On Thursday evening, we documented the extent to which recent market turmoil has rattled Donald Trump who, according to sources who spoke to the Washington Post, has recently called business leaders and financial executives to “sound them out” on the US economy.
That sounds quite a bit like what happened in December, when Steve Mnuchin called the CEOs of America’s largest banks on a Sunday to ask about “liquidity”, an ill-fated effort to shore up market sentiment which backfired in spectacular fashion the following day. Basically, Mnuchin’s press release documenting the calls amounted to yelling “fire” in a crowded theatre.
Around the same time, a Trump official was said to have called at least one prominent financial luminary for advice on how to stanch the bleeding on Wall Street, where US stocks were on their way to logging the worst December since the Great Depression.
Well, as it turns out, Trump held a conference call with none other than Jamie Dimon on Wednesday this week, when the 2s10s inverted and the Dow crashed 800 points, in the benchmark’s worst day of the year.
(By the time Trump spoke to Dimon, the Dow was in free fall Wednesday)
Also on the call were Bank of America’s Brian Moynihan and Citi’s Michael Corbat.
The three executives were in Washington for a pre-scheduled meeting with Mnuchin, sources told Bloomberg.
Why would they need to be on the phone with Trump if they were in Washington? Why not just meet him at the White House? Well, because the president wasn’t there, of course. Rather, he’s at his resort in Bedminster playing golf.

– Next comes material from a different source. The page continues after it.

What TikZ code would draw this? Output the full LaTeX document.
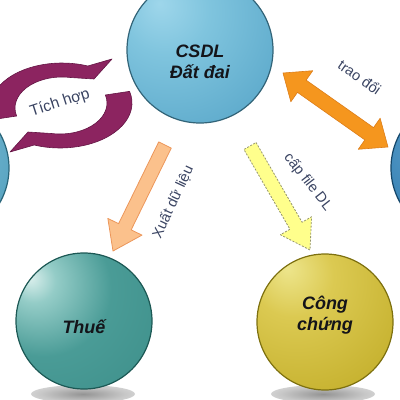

Presumably, Dimon, Moynihan and Corbat emphasized to Trump that the trade war is causing considerable angst among market participants and it seems likely they also suggested that his criticism of the Fed isn’t helping, although if they did, it hasn’t deterred Trump.
CNBC, citing a source familiar with the calls, says “the president asked the three men to give him a read on the health of the US consumer [and] also discussed the Federal Reserve and the global economic slowdown that has central banks around the world moving to ease monetary conditions”.
On Christmas Eve, during a call with someone CNBC described as “a well-known investor”, a Trump official was told to advise the president to i) cease and desist from criticizing Jerome Powell on Twitter, ii) stop firing people and iii) strike a trade deal with China.
In the nine months since, the president has done none of those things.
On Friday, the latest read on consumer sentiment suggested Trump’s badgering of the Fed, to the extent it was in part responsible for the July rate cut, is backfiring. Americans are getting nervous about the possibility that a recession is in the cards.
CNBC’s source said the executives told Trump on Wednesday’s call that the consumer is fine, but that Americans would be “doing even better if issues such as the China-US trade war were resolved”.
Senior administration officials this week told the network that the president and Peter Navarro are alone at the White House in blaming the Fed for market volatility, but the same sources said Trump isn’t likely to stop criticizing monetary policy and demanding rate cuts.
Ultimately, Trump can call all of the bank executives he wants, but the bottom line is that until he decides to actually listen to people who know what they’re talking about, it’s not going to make any difference.
One imagines it was all Dimon could do not to call Trump a “nervous mess“, as the President branded the legendary banker last September, when the market was sitting at record highs.